Partir, dit-on, c’est mourir un peu.
Mais partir d’où, pour aller où, et qu’entend-on par « mourir un peu» ?
Comment le verbe mourir peut-il s’accommoder d’un adverbe de quantité
alors qu’il désigne un événement à chaque fois unique,
définitif, absolument inquantifiable ?
Il en est du verbe mourir comme du verbe aimer :
leur adjoindre un adverbe de quantité, d’intensité ou de manière
revient à en moduler le sens de façon radicale, l’air de rien.
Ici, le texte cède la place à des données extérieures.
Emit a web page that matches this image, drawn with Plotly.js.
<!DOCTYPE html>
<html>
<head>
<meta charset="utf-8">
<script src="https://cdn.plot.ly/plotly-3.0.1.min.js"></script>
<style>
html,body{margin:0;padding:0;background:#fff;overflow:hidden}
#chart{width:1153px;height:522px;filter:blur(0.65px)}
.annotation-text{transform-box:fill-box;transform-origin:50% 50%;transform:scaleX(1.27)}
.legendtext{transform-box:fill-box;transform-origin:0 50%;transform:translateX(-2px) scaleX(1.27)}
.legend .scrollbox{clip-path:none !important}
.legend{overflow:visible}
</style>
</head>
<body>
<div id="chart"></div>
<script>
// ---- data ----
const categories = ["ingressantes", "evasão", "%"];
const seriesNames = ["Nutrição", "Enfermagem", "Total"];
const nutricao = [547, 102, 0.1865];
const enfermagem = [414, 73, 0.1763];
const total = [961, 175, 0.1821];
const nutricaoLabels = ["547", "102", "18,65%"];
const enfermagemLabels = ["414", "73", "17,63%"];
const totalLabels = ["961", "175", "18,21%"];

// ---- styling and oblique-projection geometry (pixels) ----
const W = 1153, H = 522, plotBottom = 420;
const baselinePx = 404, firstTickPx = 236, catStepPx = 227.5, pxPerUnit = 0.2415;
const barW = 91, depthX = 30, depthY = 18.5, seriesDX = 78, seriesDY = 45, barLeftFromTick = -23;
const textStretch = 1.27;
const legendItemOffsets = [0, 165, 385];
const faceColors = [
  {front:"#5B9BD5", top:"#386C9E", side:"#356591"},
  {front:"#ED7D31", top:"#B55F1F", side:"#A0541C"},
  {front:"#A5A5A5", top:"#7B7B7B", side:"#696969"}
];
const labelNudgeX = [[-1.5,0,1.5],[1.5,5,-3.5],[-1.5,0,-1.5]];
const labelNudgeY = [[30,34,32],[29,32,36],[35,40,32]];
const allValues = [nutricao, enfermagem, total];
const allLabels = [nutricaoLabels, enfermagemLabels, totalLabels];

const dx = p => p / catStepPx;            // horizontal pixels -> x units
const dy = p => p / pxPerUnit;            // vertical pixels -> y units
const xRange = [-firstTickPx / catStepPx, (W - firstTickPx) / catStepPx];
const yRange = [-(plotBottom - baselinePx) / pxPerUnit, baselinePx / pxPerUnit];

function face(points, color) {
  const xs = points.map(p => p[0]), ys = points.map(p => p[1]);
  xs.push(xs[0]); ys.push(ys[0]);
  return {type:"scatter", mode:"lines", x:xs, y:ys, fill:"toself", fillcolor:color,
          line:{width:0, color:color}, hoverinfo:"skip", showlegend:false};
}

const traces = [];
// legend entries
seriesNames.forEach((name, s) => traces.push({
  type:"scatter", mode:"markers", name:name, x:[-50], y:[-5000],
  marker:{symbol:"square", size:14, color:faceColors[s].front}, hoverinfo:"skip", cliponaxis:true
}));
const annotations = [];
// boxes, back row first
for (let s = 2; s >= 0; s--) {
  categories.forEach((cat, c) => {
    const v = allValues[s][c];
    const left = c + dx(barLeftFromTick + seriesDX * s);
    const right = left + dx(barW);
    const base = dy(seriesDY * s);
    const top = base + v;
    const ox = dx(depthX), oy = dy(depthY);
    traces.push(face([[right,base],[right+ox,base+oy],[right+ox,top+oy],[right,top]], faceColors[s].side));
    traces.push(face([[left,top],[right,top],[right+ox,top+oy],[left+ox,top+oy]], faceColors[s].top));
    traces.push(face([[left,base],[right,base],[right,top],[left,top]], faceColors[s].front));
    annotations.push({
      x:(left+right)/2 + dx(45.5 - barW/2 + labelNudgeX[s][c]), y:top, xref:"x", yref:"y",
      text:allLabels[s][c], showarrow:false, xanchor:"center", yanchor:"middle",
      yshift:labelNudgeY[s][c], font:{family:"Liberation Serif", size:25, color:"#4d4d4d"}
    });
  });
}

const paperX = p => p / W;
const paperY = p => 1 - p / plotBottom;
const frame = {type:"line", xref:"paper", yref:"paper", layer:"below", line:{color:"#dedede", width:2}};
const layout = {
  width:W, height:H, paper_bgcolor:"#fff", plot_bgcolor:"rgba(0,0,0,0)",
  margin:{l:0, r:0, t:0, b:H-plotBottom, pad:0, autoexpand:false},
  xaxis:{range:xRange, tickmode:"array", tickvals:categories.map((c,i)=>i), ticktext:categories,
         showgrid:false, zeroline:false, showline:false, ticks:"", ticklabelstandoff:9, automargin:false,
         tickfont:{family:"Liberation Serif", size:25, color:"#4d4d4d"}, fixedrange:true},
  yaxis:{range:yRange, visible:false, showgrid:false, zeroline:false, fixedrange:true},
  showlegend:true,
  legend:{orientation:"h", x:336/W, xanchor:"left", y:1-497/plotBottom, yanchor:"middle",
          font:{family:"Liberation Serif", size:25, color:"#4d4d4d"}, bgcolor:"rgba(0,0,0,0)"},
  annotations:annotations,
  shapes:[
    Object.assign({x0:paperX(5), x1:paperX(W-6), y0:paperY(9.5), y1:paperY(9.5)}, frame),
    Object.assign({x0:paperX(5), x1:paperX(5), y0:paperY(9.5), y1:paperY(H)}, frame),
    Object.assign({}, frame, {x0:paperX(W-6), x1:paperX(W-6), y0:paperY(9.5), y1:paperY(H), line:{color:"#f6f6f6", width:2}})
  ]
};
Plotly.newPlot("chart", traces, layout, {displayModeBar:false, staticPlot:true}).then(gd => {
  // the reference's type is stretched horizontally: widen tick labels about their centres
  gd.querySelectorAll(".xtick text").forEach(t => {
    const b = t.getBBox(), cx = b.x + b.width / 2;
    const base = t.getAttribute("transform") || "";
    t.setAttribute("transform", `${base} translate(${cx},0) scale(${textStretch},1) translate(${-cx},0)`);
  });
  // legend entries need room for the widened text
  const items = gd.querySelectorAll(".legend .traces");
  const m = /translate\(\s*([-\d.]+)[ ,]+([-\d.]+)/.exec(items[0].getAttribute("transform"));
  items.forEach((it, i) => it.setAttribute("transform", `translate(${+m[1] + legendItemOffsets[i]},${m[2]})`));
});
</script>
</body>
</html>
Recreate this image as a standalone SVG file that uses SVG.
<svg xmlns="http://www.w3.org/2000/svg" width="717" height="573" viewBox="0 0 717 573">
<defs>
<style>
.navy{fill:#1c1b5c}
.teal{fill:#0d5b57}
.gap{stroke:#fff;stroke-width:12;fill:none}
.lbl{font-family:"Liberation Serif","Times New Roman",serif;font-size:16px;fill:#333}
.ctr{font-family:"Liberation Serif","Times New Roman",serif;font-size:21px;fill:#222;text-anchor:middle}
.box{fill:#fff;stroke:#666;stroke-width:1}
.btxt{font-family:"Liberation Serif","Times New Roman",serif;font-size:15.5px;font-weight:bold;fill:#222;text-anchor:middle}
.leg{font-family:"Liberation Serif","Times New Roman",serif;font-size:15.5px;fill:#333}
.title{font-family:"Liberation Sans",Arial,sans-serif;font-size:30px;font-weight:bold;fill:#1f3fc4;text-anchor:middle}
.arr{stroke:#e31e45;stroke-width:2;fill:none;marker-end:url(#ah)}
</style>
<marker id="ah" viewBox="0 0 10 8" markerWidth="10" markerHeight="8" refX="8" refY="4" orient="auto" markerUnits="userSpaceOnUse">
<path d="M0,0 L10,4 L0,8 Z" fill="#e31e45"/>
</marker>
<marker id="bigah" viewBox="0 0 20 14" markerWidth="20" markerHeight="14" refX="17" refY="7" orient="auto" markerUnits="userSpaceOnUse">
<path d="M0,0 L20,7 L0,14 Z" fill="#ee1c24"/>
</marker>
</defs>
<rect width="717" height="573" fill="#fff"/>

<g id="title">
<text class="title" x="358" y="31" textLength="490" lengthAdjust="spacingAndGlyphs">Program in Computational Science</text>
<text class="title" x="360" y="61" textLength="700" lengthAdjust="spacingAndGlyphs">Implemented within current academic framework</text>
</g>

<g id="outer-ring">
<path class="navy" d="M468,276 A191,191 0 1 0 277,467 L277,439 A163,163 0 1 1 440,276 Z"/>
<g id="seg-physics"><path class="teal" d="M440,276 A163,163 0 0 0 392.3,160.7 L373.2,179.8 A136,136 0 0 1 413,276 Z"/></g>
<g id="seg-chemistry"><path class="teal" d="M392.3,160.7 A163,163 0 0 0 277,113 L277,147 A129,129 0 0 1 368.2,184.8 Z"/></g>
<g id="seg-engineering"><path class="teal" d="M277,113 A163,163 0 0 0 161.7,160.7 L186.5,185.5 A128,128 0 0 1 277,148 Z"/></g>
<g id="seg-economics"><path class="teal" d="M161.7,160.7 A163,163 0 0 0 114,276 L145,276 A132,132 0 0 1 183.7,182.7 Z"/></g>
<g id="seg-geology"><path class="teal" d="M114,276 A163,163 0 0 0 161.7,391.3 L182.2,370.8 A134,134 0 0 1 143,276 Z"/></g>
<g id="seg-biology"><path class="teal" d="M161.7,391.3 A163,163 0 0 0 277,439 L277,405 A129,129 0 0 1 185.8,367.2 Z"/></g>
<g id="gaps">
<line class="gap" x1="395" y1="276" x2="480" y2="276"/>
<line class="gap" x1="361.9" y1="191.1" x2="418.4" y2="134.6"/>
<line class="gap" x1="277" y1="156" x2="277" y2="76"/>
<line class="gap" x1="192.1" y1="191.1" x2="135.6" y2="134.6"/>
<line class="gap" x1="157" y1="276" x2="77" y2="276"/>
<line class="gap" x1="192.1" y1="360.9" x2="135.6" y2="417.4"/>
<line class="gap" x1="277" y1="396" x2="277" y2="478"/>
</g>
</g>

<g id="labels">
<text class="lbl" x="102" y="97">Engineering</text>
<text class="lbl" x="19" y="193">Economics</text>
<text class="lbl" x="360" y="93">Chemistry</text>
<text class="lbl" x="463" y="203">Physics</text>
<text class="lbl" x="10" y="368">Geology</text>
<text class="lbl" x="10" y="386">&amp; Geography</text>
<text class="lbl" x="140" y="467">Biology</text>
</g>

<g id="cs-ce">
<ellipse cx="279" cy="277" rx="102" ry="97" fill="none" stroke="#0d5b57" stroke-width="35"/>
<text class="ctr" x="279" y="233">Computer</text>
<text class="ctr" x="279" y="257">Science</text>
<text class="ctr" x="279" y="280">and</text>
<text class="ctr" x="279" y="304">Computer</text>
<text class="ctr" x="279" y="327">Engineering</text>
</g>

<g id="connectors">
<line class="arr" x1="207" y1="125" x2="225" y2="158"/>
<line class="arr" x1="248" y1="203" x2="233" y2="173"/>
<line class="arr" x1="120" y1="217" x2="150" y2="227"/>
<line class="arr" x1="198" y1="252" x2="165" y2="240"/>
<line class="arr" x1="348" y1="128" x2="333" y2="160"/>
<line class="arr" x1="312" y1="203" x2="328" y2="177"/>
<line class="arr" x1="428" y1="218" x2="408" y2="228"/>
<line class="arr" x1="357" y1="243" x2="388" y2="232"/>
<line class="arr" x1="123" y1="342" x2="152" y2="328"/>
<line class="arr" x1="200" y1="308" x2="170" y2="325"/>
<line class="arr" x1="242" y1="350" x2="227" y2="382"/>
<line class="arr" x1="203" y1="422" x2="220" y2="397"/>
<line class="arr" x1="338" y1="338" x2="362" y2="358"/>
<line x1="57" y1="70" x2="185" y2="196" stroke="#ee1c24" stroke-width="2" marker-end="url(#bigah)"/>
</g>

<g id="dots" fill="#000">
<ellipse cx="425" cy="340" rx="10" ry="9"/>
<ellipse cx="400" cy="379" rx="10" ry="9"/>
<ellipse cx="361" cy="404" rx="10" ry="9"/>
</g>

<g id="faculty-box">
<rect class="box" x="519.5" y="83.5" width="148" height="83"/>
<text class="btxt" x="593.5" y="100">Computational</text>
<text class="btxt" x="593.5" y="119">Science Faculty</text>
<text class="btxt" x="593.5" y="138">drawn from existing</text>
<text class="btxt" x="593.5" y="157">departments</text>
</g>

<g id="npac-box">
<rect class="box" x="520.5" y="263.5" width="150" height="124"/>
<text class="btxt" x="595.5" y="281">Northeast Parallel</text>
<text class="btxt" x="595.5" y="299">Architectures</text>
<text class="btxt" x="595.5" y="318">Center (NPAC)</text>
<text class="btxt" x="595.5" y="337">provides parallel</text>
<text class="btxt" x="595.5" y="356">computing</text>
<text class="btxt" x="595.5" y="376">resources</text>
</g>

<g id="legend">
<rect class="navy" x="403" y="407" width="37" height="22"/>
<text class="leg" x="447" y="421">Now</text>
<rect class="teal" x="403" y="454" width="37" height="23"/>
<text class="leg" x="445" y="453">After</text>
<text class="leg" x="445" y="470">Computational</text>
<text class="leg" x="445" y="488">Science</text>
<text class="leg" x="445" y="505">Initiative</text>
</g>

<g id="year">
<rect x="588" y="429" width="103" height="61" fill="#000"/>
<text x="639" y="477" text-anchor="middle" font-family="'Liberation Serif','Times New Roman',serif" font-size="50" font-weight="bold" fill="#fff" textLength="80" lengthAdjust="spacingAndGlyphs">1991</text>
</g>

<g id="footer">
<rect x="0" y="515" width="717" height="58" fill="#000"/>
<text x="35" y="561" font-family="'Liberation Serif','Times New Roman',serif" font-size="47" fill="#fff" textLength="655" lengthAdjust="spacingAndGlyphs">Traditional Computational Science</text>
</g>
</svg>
« Il m’aime. Elle m’aime. Je t’aime un peu, beaucoup,
passionnément, à la folie… pas du tout « ,
scandent les amoureux sur un ton enjoué en effeuillant des marguerites.
Mais la désinvolture n’est qu’un masque,
le jeu s’avère bien plus sérieux qu’il n’y paraît
car l’enjeu est extrême en vérité ; il en va présentement, ardemment de l’amour.
On y risque son cœur, sa joie, son plus vif espoir.
L’amour, la mort : on ne badine ni avec l’un ni avec l’autre.
Effeuiller le verbe mourir ainsi qu’une fleur des champs
c’est mettre à nu son propre cœur, ses pensées, son espérance.